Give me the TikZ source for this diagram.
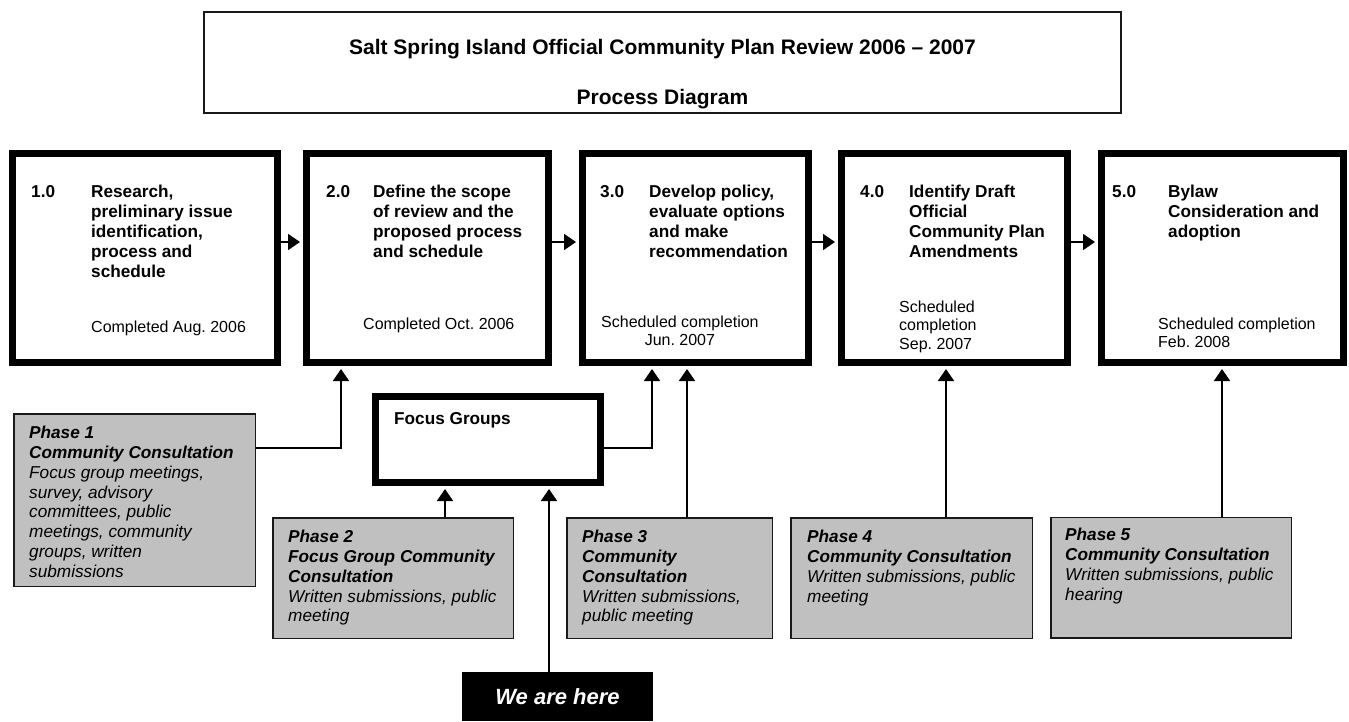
\documentclass[tikz,border=0pt]{standalone}
\usepackage{fontspec}
\setmainfont{Liberation Sans}
\usetikzlibrary{arrows.meta,calc}
\definecolor{phasegray}{RGB}{192,192,192}
\definecolor{edgedark}{RGB}{25,25,25}
\frenchspacing

\begin{document}
\begin{tikzpicture}[
    x=1pt, y=1pt,
    >={Triangle[length=12pt, width=16pt]},
    stepbox/.style={draw=black, line width=7pt, inner sep=0pt, minimum height=209pt},
    phasebox/.style={draw=edgedark, fill=phasegray, line width=1.5pt, inner sep=0pt},
    steptext/.style={anchor=north west, inner sep=0pt, align=left, font=\fontsize{17.2}{20}\selectfont\bfseries},
    datetext/.style={anchor=north west, inner sep=0pt, align=left, font=\fontsize{16}{18.5}\selectfont},
    phasetext/.style={anchor=north west, inner sep=0pt, align=left, font=\fontsize{17.2}{19.8}\selectfont\itshape},
    flow/.style={->, line width=1.8pt, shorten >=3pt}
]

% Page frame
\useasboundingbox (0,0) rectangle (1349,-721);

% Title Box
\node[draw=edgedark, line width=1.6pt, minimum width=917pt, minimum height=101pt, inner sep=0pt] (title) at (662.5,-62.5) {};
\node[align=center, inner sep=0pt, font=\fontsize{21}{50}\selectfont\bfseries] (titletext) at (662.5,-74) {Salt Spring Island Official Community Plan Review 2006 – 2007\\Process Diagram};

% Step Boxes
\node[stepbox, minimum width=265pt] (s1) at (145,-258) {};
\node[stepbox, minimum width=242pt] (s2) at (427.5,-258) {};
\node[stepbox, minimum width=226pt] (s3) at (695.5,-258) {};
\node[stepbox, minimum width=226pt] (s4) at (954.5,-258) {};
\node[stepbox, minimum width=242pt] (s5) at (1222.5,-258) {};

% Step Texts
\node[steptext] (n1) at (31,-185) {1.0};
\node[steptext] (t1) at (91,-185) {Research,\\preliminary issue\\identification,\\process and\\schedule};
\node[datetext] (d1) at (91,-320.5) {Completed Aug. 2006};

\node[steptext] (n2) at (326,-185) {2.0};
\node[steptext] (t2) at (373,-185) {Define the scope\\of review and the\\proposed process\\and schedule};
\node[datetext] (d2) at (363,-317.5) {Completed Oct. 2006};

\node[steptext] (n3) at (600,-185) {3.0};
\node[steptext] (t3) at (649,-185) {Develop policy,\\evaluate options\\and make\\recommendation};
\node[datetext, align=center] (d3) at (601,-315.5) {Scheduled completion\\Jun. 2007};

\node[steptext] (n4) at (860,-185) {4.0};
\node[steptext] (t4) at (909,-185) {Identify Draft\\Official\\Community Plan\\Amendments};
\node[datetext] (d4) at (899,-300.5) {Scheduled\\completion\\Sep. 2007};

\node[steptext] (n5) at (1112,-185) {5.0};
\node[steptext] (t5) at (1168,-185) {Bylaw\\Consideration and\\adoption};
\node[datetext] (d5) at (1158,-317.5) {Scheduled completion\\Feb. 2008};

% Arrows between steps
\draw[flow] ([yshift=16pt]s1.east) -- ([yshift=16pt]s2.west);
\draw[flow] ([yshift=16pt]s2.east) -- ([yshift=16pt]s3.west);
\draw[flow] ([yshift=16pt]s3.east) -- ([yshift=16pt]s4.west);
\draw[flow] ([yshift=16pt]s4.east) -- ([yshift=16pt]s5.west);

% Focus Groups
\node[stepbox, minimum width=225pt, minimum height=86pt] (focus) at (488,-439.5) {};
\node[steptext] (focustext) at (394,-412) {Focus Groups};

% Phase Boxes
\node[phasebox, minimum width=241.5pt, minimum height=172.5pt] (p1) at (134.5,-500) {};
\node[phasetext] (pt1) at (29,-426) {\textbf{Phase 1}\\\textbf{Community Consultation}\\Focus group meetings,\\survey, advisory\\committees, public\\meetings, community\\groups, written\\submissions};

\node[phasebox, minimum width=240.5pt, minimum height=120.5pt] (p2) at (393,-578) {};
\node[phasetext] (pt2) at (288,-530) {\textbf{Phase 2}\\\textbf{Focus Group Community}\\\textbf{Consultation}\\Written submissions, public\\meeting};

\node[phasebox, minimum width=205.5pt, minimum height=120.5pt] (p3) at (669.5,-578) {};
\node[phasetext] (pt3) at (582,-530) {\textbf{Phase 3}\\\textbf{Community}\\\textbf{Consultation}\\Written submissions,\\public meeting};

\node[phasebox, minimum width=241.5pt, minimum height=120.5pt] (p4) at (911.5,-578) {};
\node[phasetext] (pt4) at (807,-530) {\textbf{Phase 4}\\\textbf{Community Consultation}\\Written submissions, public\\meeting};

\node[phasebox, minimum width=240.5pt, minimum height=120.5pt] (p5) at (1171,-577.5) {};
\node[phasetext] (pt5) at (1065,-528) {\textbf{Phase 5}\\\textbf{Community Consultation}\\Written submissions, public\\hearing};

% We are here
\node[fill=black, text=white, minimum width=191pt, minimum height=49pt, inner sep=0pt, font=\fontsize{22}{26}\selectfont\bfseries\itshape] (here) at (557.5,-696.5) {We are here};

% Connector end points
\coordinate (p2top) at ([xshift=52pt]p2.north);
\coordinate (heretop) at ([xshift=-8.5pt]here.north);
\coordinate (p3top) at ([xshift=17.5pt]p3.north);
\coordinate (p4top) at ([xshift=34.5pt]p4.north);
\coordinate (p5top) at ([xshift=51pt]p5.north);

% Consultation into steps
\draw[flow] ([yshift=52pt]p1.east) -| ([xshift=-86.5pt]s2.south);
\draw[flow] ([yshift=-8.5pt]focus.east) -| ([xshift=-43.5pt]s3.south);
\draw[flow] (p2top) -- (p2top |- focus.south);
\draw[flow] (heretop) -- (heretop |- focus.south);
\draw[flow] (p3top) -- (p3top |- s3.south);
\draw[flow] (p4top) -- (p4top |- s4.south);
\draw[flow] (p5top) -- (p5top |- s5.south);

\end{tikzpicture}
\end{document}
================
Task requirements
Quote the preceding listing precisely and completely, omitting its images.

Result
Give me the TikZ source for this diagram.
\documentclass[tikz,border=0pt]{standalone}
\usepackage{fontspec}
\setmainfont{Liberation Sans}
\usetikzlibrary{arrows.meta,calc}
\definecolor{phasegray}{RGB}{192,192,192}
\definecolor{edgedark}{RGB}{25,25,25}
\frenchspacing

\begin{document}
\begin{tikzpicture}[
    x=1pt, y=1pt,
    >={Triangle[length=12pt, width=16pt]},
    stepbox/.style={draw=black, line width=7pt, inner sep=0pt, minimum height=209pt},
    phasebox/.style={draw=edgedark, fill=phasegray, line width=1.5pt, inner sep=0pt},
    steptext/.style={anchor=north west, inner sep=0pt, align=left, font=\fontsize{17.2}{20}\selectfont\bfseries},
    datetext/.style={anchor=north west, inner sep=0pt, align=left, font=\fontsize{16}{18.5}\selectfont},
    phasetext/.style={anchor=north west, inner sep=0pt, align=left, font=\fontsize{17.2}{19.8}\selectfont\itshape},
    flow/.style={->, line width=1.8pt, shorten >=3pt}
]

% Page frame
\useasboundingbox (0,0) rectangle (1349,-721);

% Title Box
\node[draw=edgedark, line width=1.6pt, minimum width=917pt, minimum height=101pt, inner sep=0pt] (title) at (662.5,-62.5) {};
\node[align=center, inner sep=0pt, font=\fontsize{21}{50}\selectfont\bfseries] (titletext) at (662.5,-74) {Salt Spring Island Official Community Plan Review 2006 – 2007\\Process Diagram};

% Step Boxes
\node[stepbox, minimum width=265pt] (s1) at (145,-258) {};
\node[stepbox, minimum width=242pt] (s2) at (427.5,-258) {};
\node[stepbox, minimum width=226pt] (s3) at (695.5,-258) {};
\node[stepbox, minimum width=226pt] (s4) at (954.5,-258) {};
\node[stepbox, minimum width=242pt] (s5) at (1222.5,-258) {};

% Step Texts
\node[steptext] (n1) at (31,-185) {1.0};
\node[steptext] (t1) at (91,-185) {Research,\\preliminary issue\\identification,\\process and\\schedule};
\node[datetext] (d1) at (91,-320.5) {Completed Aug. 2006};

\node[steptext] (n2) at (326,-185) {2.0};
\node[steptext] (t2) at (373,-185) {Define the scope\\of review and the\\proposed process\\and schedule};
\node[datetext] (d2) at (363,-317.5) {Completed Oct. 2006};

\node[steptext] (n3) at (600,-185) {3.0};
\node[steptext] (t3) at (649,-185) {Develop policy,\\evaluate options\\and make\\recommendation};
\node[datetext, align=center] (d3) at (601,-315.5) {Scheduled completion\\Jun. 2007};

\node[steptext] (n4) at (860,-185) {4.0};
\node[steptext] (t4) at (909,-185) {Identify Draft\\Official\\Community Plan\\Amendments};
\node[datetext] (d4) at (899,-300.5) {Scheduled\\completion\\Sep. 2007};

\node[steptext] (n5) at (1112,-185) {5.0};
\node[steptext] (t5) at (1168,-185) {Bylaw\\Consideration and\\adoption};
\node[datetext] (d5) at (1158,-317.5) {Scheduled completion\\Feb. 2008};

% Arrows between steps
\draw[flow] ([yshift=16pt]s1.east) -- ([yshift=16pt]s2.west);
\draw[flow] ([yshift=16pt]s2.east) -- ([yshift=16pt]s3.west);
\draw[flow] ([yshift=16pt]s3.east) -- ([yshift=16pt]s4.west);
\draw[flow] ([yshift=16pt]s4.east) -- ([yshift=16pt]s5.west);

% Focus Groups
\node[stepbox, minimum width=225pt, minimum height=86pt] (focus) at (488,-439.5) {};
\node[steptext] (focustext) at (394,-412) {Focus Groups};

% Phase Boxes
\node[phasebox, minimum width=241.5pt, minimum height=172.5pt] (p1) at (134.5,-500) {};
\node[phasetext] (pt1) at (29,-426) {\textbf{Phase 1}\\\textbf{Community Consultation}\\Focus group meetings,\\survey, advisory\\committees, public\\meetings, community\\groups, written\\submissions};

\node[phasebox, minimum width=240.5pt, minimum height=120.5pt] (p2) at (393,-578) {};
\node[phasetext] (pt2) at (288,-530) {\textbf{Phase 2}\\\textbf{Focus Group Community}\\\textbf{Consultation}\\Written submissions, public\\meeting};

\node[phasebox, minimum width=205.5pt, minimum height=120.5pt] (p3) at (669.5,-578) {};
\node[phasetext] (pt3) at (582,-530) {\textbf{Phase 3}\\\textbf{Community}\\\textbf{Consultation}\\Written submissions,\\public meeting};

\node[phasebox, minimum width=241.5pt, minimum height=120.5pt] (p4) at (911.5,-578) {};
\node[phasetext] (pt4) at (807,-530) {\textbf{Phase 4}\\\textbf{Community Consultation}\\Written submissions, public\\meeting};

\node[phasebox, minimum width=240.5pt, minimum height=120.5pt] (p5) at (1171,-577.5) {};
\node[phasetext] (pt5) at (1065,-528) {\textbf{Phase 5}\\\textbf{Community Consultation}\\Written submissions, public\\hearing};

% We are here
\node[fill=black, text=white, minimum width=191pt, minimum height=49pt, inner sep=0pt, font=\fontsize{22}{26}\selectfont\bfseries\itshape] (here) at (557.5,-696.5) {We are here};

% Connector end points
\coordinate (p2top) at ([xshift=52pt]p2.north);
\coordinate (heretop) at ([xshift=-8.5pt]here.north);
\coordinate (p3top) at ([xshift=17.5pt]p3.north);
\coordinate (p4top) at ([xshift=34.5pt]p4.north);
\coordinate (p5top) at ([xshift=51pt]p5.north);

% Consultation into steps
\draw[flow] ([yshift=52pt]p1.east) -| ([xshift=-86.5pt]s2.south);
\draw[flow] ([yshift=-8.5pt]focus.east) -| ([xshift=-43.5pt]s3.south);
\draw[flow] (p2top) -- (p2top |- focus.south);
\draw[flow] (heretop) -- (heretop |- focus.south);
\draw[flow] (p3top) -- (p3top |- s3.south);
\draw[flow] (p4top) -- (p4top |- s4.south);
\draw[flow] (p5top) -- (p5top |- s5.south);

\end{tikzpicture}
\end{document}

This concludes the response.